It’s been a sad month in music, as we lose one of the finest film composers.
Angelo Badalamenti was 85 years old, and we are reminded that he would create one of the finest TV soundtracks of all time in the Soundtrack of Twin Peaks – a 49-minute dream pop masterpiece. It was here where his collaboration with David Lynch would forever change how television programming could look and sound.
It’s no doubt the finest body of work he’d ever create from Laura Palmer’s Theme, Audrey’s Dance, the Twin Peaks Theme itself (in which he’d win a Grammy for) to Dance of the Dream Man and so on. It also didn’t hurt that the 1990s quirky phenomenon of the television show took off instantly, and as of today a program that continues to permeate through popular culture with annual re-watches, new generations of fans and even another season decades later.
I’ll get to the point, though: media isn’t a one-way street. It generally takes many individuals to pierce the cultural curtain. Lynch, already considered one of the finest American auteurs currently working, had not only five films under his belt but albeit one Palme d’Or for his 1990 Nicholas Cage starrer, Wild at Heart, as well but it was his 1986 release, Blue Velvet, where the lighting got all up inside that bottle.

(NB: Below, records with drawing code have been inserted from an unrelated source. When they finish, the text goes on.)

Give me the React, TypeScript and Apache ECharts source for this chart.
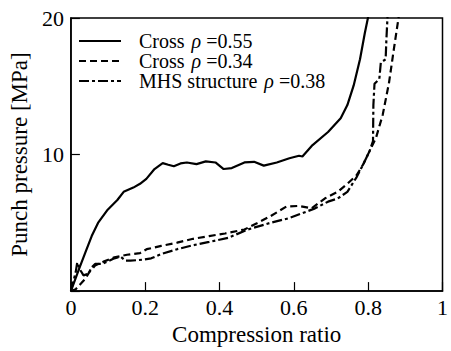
import React, { useEffect, useRef } from "react";
import * as echarts from "echarts";

const xTicks = [0, 0.2, 0.4, 0.6, 0.8, 1];
const yTicks = [0, 10, 20];

const seriesNames = ["Cross ρ=0.55", "Cross ρ=0.34", "MHS structure ρ=0.38"];
const legendParts = [
  ["Cross", "0.55"],
  ["Cross", "0.34"],
  ["MHS structure", "0.38"],
];

const cross055: number[][] = [
  [0, 0], [0.022, 1.63], [0.039, 2.83], [0.056, 4.03], [0.073, 4.99], [0.099, 5.96],
  [0.125, 6.67], [0.142, 7.27], [0.168, 7.58], [0.186, 7.86], [0.203, 8.22], [0.225, 8.94],
  [0.247, 9.37], [0.262, 9.25], [0.277, 9.14], [0.295, 9.35], [0.312, 9.42], [0.338, 9.3],
  [0.363, 9.5], [0.389, 9.42], [0.411, 8.94], [0.433, 9.01], [0.467, 9.42], [0.493, 9.47],
  [0.519, 9.19], [0.554, 9.42], [0.588, 9.73], [0.614, 9.91], [0.623, 9.86], [0.648, 10.63],
  [0.692, 11.65], [0.726, 12.66], [0.744, 13.62], [0.761, 15.06], [0.778, 16.98],
  [0.791, 18.9], [0.8, 20.09], [0.805, 21],
];

const cross034: number[][] = [
  [0, 0], [0.013, 0.14], [0.027, 0.55], [0.039, 0.91], [0.049, 1.37], [0.065, 1.87],
  [0.088, 2.16], [0.117, 2.47], [0.151, 2.66], [0.186, 2.78], [0.204, 3.07], [0.243, 3.31],
  [0.286, 3.55], [0.329, 3.83], [0.372, 4.03], [0.415, 4.22], [0.467, 4.51], [0.502, 4.99],
  [0.536, 5.47], [0.58, 6.19], [0.614, 6.24], [0.648, 6.06], [0.683, 6.78], [0.718, 7.27],
  [0.744, 7.86], [0.769, 8.49], [0.787, 9.3], [0.804, 10.27], [0.821, 11.22], [0.839, 12.9],
  [0.856, 15.25], [0.869, 17.7], [0.882, 20.07], [0.885, 21],
];

const mhs038: number[][] = [
  [0, 0], [0.013, 1.39], [0.017, 2.11], [0.026, 1.51], [0.034, 1.15], [0.047, 1.27],
  [0.056, 1.75], [0.065, 1.99], [0.082, 1.99], [0.099, 2.16], [0.117, 2.4], [0.134, 2.52],
  [0.147, 2.23], [0.16, 2.23], [0.194, 2.3], [0.216, 2.4], [0.243, 2.71], [0.286, 3.07],
  [0.329, 3.36], [0.372, 3.6], [0.424, 3.91], [0.476, 4.51], [0.536, 4.99], [0.588, 5.35],
  [0.623, 5.71], [0.657, 6.06], [0.692, 6.55], [0.718, 6.78], [0.744, 7.27], [0.769, 8.35],
  [0.787, 9.3], [0.804, 10.27], [0.813, 10.99], [0.814, 13.62], [0.817, 15.18], [0.83, 15.54],
  [0.834, 16.74], [0.847, 16.98], [0.849, 18.42], [0.852, 20.07], [0.853, 21],
];

const FONT = "Liberation Serif";

export default function App() {
  const ref = useRef<HTMLDivElement>(null);
  useEffect(() => {
    if (!ref.current) return;
    const chart = echarts.init(ref.current, undefined, { renderer: "svg" });
    const lineTypes: any[] = ["solid", [7, 4], [10, 3, 3, 3]];
    const datasets = [cross055, cross034, mhs038];
    const LF = 20;
    const LH = 19.5;
    chart.setOption({
      animation: false,
      backgroundColor: "#fff",
      textStyle: { fontFamily: FONT },
      grid: {
        left: 63,
        right: 2,
        top: 18,
        bottom: 55,
        show: true,
        borderColor: "#000",
        borderWidth: 1.5,
        backgroundColor: "transparent",
      },
      legend: {
        orient: "vertical",
        left: 78,
        top: 31,
        padding: 0,
        itemWidth: 42,
        itemHeight: 14,
        itemGap: 0,
        data: seriesNames,
        itemStyle: { opacity: 0, borderWidth: 0 },
        formatter: (name: string) => {
          const i = seriesNames.indexOf(name);
          const p = legendParts[i];
          return `{n|${p[0]}}{s| }{g|ρ}{n| =${p[1]}}`;
        },
        textStyle: {
          fontFamily: FONT,
          padding: [0, 0, 0, 13],
          rich: {
            n: { fontFamily: FONT, fontSize: LF, color: "#000", lineHeight: LH },
            s: { fontFamily: FONT, fontSize: LF, color: "#000", lineHeight: LH, width: 7 },
            g: { fontFamily: FONT, fontSize: LF, fontStyle: "italic", color: "#000", lineHeight: LH },
          },
        },
      },
      xAxis: {
        type: "value",
        min: xTicks[0],
        max: xTicks[xTicks.length - 1],
        interval: 0.2,
        name: "Compression ratio",
        nameLocation: "middle",
        nameGap: 28,
        nameTextStyle: { fontFamily: FONT, fontSize: 23, color: "#000" },
        axisLine: { show: true, lineStyle: { color: "#000", width: 1.5 } },
        axisTick: { show: true, inside: true, length: 9, lineStyle: { color: "#000", width: 1.2 } },
        axisLabel: {
          fontFamily: FONT,
          fontSize: 22,
          color: "#000",
          margin: 5,
          formatter: (v: number) => String(Math.round(v * 10) / 10),
        },
        splitLine: { show: false },
      },
      yAxis: {
        type: "value",
        min: yTicks[0],
        max: yTicks[yTicks.length - 1],
        interval: 10,
        name: "Punch pressure [MPa]",
        nameLocation: "middle",
        nameGap: 34,
        nameTextStyle: { fontFamily: FONT, fontSize: 23, color: "#000" },
        axisLine: { show: true, lineStyle: { color: "#000", width: 1.5 } },
        axisTick: { show: true, inside: true, length: 9, lineStyle: { color: "#000", width: 1.2 } },
        axisLabel: {
          fontFamily: FONT,
          fontSize: 22,
          color: "#000",
          margin: 7,
          formatter: (v: number) => (v === 0 ? "" : String(v)),
        },
        splitLine: { show: false },
      },
      series: datasets.map((d, i) => ({
        name: seriesNames[i],
        type: "line",
        data: d,
        symbol: "none",
        clip: true,
        lineStyle: { color: "#000", width: 2.2, type: lineTypes[i] },
        itemStyle: { color: "#000" },
      })),
    });
    return () => chart.dispose();
  }, []);
  return (
    <div
      ref={ref}
      style={{ position: "fixed", left: 0, top: 0, width: 451, height: 351, background: "#fff" }}
    />
  );
}
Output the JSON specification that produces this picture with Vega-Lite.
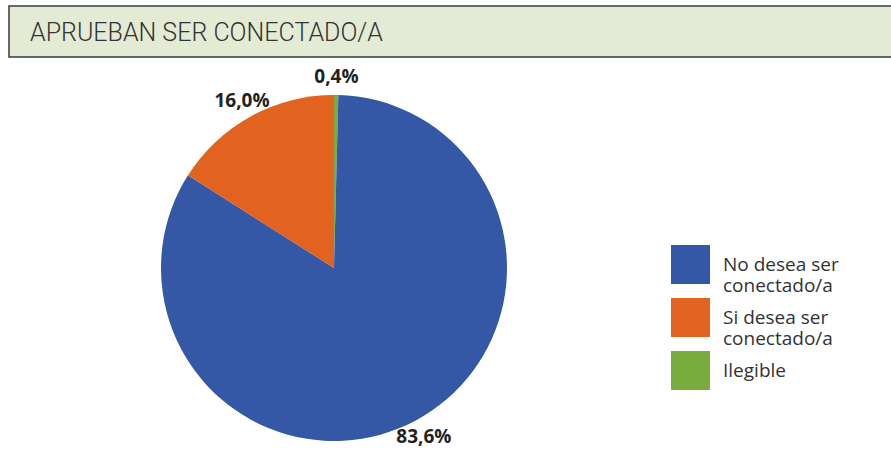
{
  "$schema": "https://vega.github.io/schema/vega-lite/v6.json",
  "background": "white",
  "padding": {"left": 8, "top": 5, "right": 0, "bottom": 0},
  "spacing": 10,
  "config": {"view": {"stroke": null}},
  "vconcat": [
    {
      "width": 883,
      "height": 51,
      "data": {"values": [{"titulo": "APRUEBAN SER CONECTADO/A"}]},
      "layer": [
        {
          "mark": {"type": "rect", "fill": "#e4ebd4", "stroke": "#3a3a3a", "strokeWidth": 1.5},
          "encoding": {}
        },
        {
          "mark": {"type": "text", "align": "left", "baseline": "middle", "dx": 21, "dy": 1, "font": "Roboto", "fontSize": 25, "fontWeight": 300, "color": "#333333"},
          "encoding": {
            "x": {"field": "titulo", "type": "nominal", "bandPosition": 0, "axis": null, "scale": {"type": "band", "paddingInner": 0, "paddingOuter": 0}},
            "text": {"field": "titulo", "type": "nominal"}
          }
        }
      ]
    },
    {
      "width": 650,
      "height": 346,
      "data": {
        "values": [
          {"categoria": "Ilegible", "valor": 0.4, "etiqueta": "0,4%"},
          {"categoria": "No desea ser conectado/a", "valor": 83.6, "etiqueta": "83,6%"},
          {"categoria": "Si desea ser conectado/a", "valor": 16.0, "etiqueta": "16,0%"}
        ]
      },
      "encoding": {
        "theta": {"field": "valor", "type": "quantitative", "stack": true},
        "order": {"field": "categoria", "sort": "ascending"}
      },
      "layer": [
        {
          "mark": {"type": "arc"},
          "encoding": {
            "color": {
              "field": "categoria",
              "type": "nominal",
              "scale": {
                "domain": ["No desea ser conectado/a", "Si desea ser conectado/a", "Ilegible"],
                "range": ["#3558a6", "#e2631f", "#7aab3e"]
              },
              "legend": {
                "title": null,
                "orient": "none",
                "legendX": 662,
                "legendY": 239,
                "padding": 0,
                "symbolType": "square",
                "symbolSize": 1521,
                "symbolStrokeWidth": 0,
                "symbolOpacity": 1,
                "labelFont": "Open Sans",
                "labelFontSize": 19,
                "labelColor": "#333333",
                "labelOffset": 13,
                "labelLimit": 300,
                "rowPadding": 2,
                "labelExpr": "datum.label == 'Ilegible' ? datum.label : split(replace(datum.label, ' conectado', '|conectado'), '|')"
              }
            }
          }
        },
        {
          "mark": {"type": "text", "radius": 191, "font": "Open Sans", "fontSize": 19, "fontWeight": "bold", "color": "#222222"},
          "encoding": {
            "text": {"field": "etiqueta", "type": "nominal"}
          }
        }
      ]
    }
  ]
}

Story goes, Lynch wanted the music of the Cocteau Twins to anchor the film, however with financial constraints, a guy who used to go by the name Andy Badale (a former name used by Angelo) was drafted in to help in the music department, not only assisting actress Isabella Rossellini in belting out the phenomenal Bobby Vinton track Blue Velvet, but also the co-writing with Lynch, the track Mysteries of Love, led by voice of an angel Julee Cruise who went on to reach another level of success with the Twin Peaks track Falling.
David Lynch not only fell for Angelo, but at that moment found his new music collaborator who would go onto to score all his work up until Mulholland Drive.
Badalamenti had been at it from an early age, getting into arranging for known singers such as Nancy Wilson and Nina Simone, to getting involved in film scoring with 1973’s Gordon’s War and 1974’s Law and Disorder. After initially working with Lynch, Badalamenti would see an instant boost in his career going on to work with many more film auteurs with the likes of Joel Schumacher, Danny Boyle, Jean Pierre-Jeunet, Jane Campion and Paul Schrader with instantly recognisable delicate mood pieces, combining gloomy slow keys, with jazzy brass sections. From piano lessons at the tender age of eight years old, to the song that he claimed would be the bedrock of all that he would accomplish in Irving Berlin’s 1923 track What I’ll do.
Angelo Badalamenti firmly solidified himself as one of the most unique composers of the twentieth century in one of the most important creative partnerships of our times. Absolute sound and vision.